= Elwen =

Early saint(s) venerated in Cornwall or Brittany

Elwen (also known as Elvan, Elven, etc.) was the name of an early saint or saints venerated in Cornwall and Brittany. The hagiographical material asserts that he came to Cornwall from Ireland in the company of Breage and six others, but this is attested late. A chapel at Porthleven in Sithney parish, Cornwall, dedicated to Elwen, existed from the 13th century until 1549, and in Brittany several sites and placenames are associated with possibly related figures.

==History==
The name St Elvan is attached to a chapel at Porthleven in Sithney recorded as early as 1270. This chapel was rebuilt c. 1510 but was destroyed in 1549. Elwen appears in John Leland's extracts from a lost late-medieval Life of Saint Breage included in his Itinerary. Leland's extracts name Elwen as one of Saint Breage's seven Irish companions who join her on her mission to Cornwall, the others being Sithney, Germoe, Mavuanus (perhaps Mawnan), Crowan, Helena, and Tecla. The text also refers to a Life of St Elwinus, evidently a lost hagiography of Elwin. A few medieval and early modern Cornish sources mention Elwen and his chapel, but little else is known of him there.

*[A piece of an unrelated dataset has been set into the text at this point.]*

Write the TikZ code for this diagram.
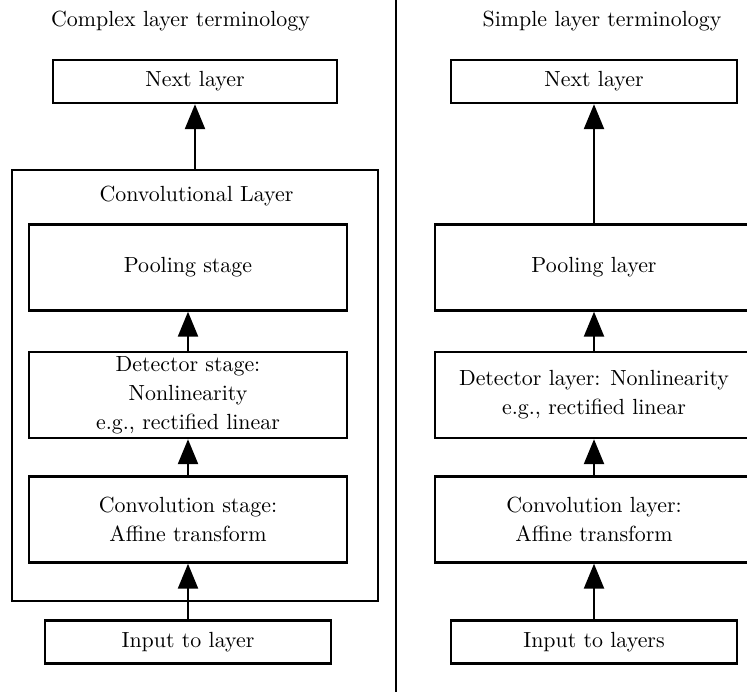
\documentclass[tikz,border=0pt,11pt]{standalone}
\usepackage{tikz}
\usetikzlibrary{arrows.meta}
\usetikzlibrary{decorations.markings}
\usetikzlibrary{positioning}
\tikzset{uparrow/.style = {decoration={markings,
                                       mark=at position 1 with {\arrow{Triangle[length=12.5pt, width=10pt]}}},
                           postaction={decorate}, shorten >= 1.5pt}}
\tikzset{box/.style = {draw, align=center, minimum width=143pt, minimum height=21.5pt},
         stagebox/.style = {draw, align=center, minimum width=159pt, minimum height=43pt, inner ysep=1pt}}

\begin{document}
\begin{tikzpicture}[x=0.5pt, y=-0.5pt, line width=1.2pt]
      \useasboundingbox (0, 0) rectangle (747, 692);
      \clip (0, 0) rectangle (747, 692);

      \begin{scope}
        \node (title1) at (180.5, 21) {Complex layer terminology};
        \node [box, minimum width=142pt] (next1) at (195, 81.5) {Next layer};
        \node [draw, minimum width=183pt, minimum height=215.5pt] (convlayer) at (195, 385.5) {};
        \node (convlabel) at (196.5, 196) {Convolutional Layer};
        \node [stagebox] (pool1) at (188, 267.5) {Pooling stage};
        \node [stagebox] (det1) at (188, 395) {Detector stage:\\[1pt] Nonlinearity\\[1pt] e.g., rectified linear};
        \node [stagebox] (conv1) at (188, 519.5) {Convolution stage:\\[1pt] Affine transform};
        \node [box] (input1) at (188, 642) {Input to layer};

        \draw [uparrow] (convlayer.north) -- (next1.south);
        \draw [uparrow] (det1.north) -- (pool1.south);
        \draw [uparrow] (conv1.north) -- (det1.south);
        \draw [uparrow] (input1.north) -- (conv1.south);
      \end{scope}

      \draw (396, 0) -- (396, 692);

      \begin{scope}
        \node (title2) at (602, 21) {Simple layer terminology};
        \node [box] (next2) at (594, 81.5) {Next layer};
        \node [stagebox] (pool2) at (594, 267.5) {Pooling layer};
        \node [stagebox] (det2) at (594, 395) {Detector layer: Nonlinearity\\[1pt] e.g., rectified linear};
        \node [stagebox] (conv2) at (594, 519.5) {Convolution layer:\\[1pt] Affine transform};
        \node [box] (input2) at (594, 642) {Input to layers};

        \draw [uparrow] (pool2.north) -- (next2.south);
        \draw [uparrow] (det2.north) -- (pool2.south);
        \draw [uparrow] (conv2.north) -- (det2.south);
        \draw [uparrow] (input2.north) -- (conv2.south);
      \end{scope}

    \end{tikzpicture}
\end{document}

One document mentions him in connection to an otherwise unknown Saint Gelvin, though this may be based on a mistake or a fraud. In Brittany two apparently distinct saints with corresponding names are known. A Saint Elouan is said to have had his chapel at Saint-Guen, and to have been buried there, while a Saint Elven gave his name to the commune of Elven, Morbihan. It is unknown which, if either, may be identified with the Cornish Elwen. In modern times a Church of St Elwyn has been established at Hayle, probably inspired by the legend recorded in Leland's work that Elwen and company had landed there from Ireland.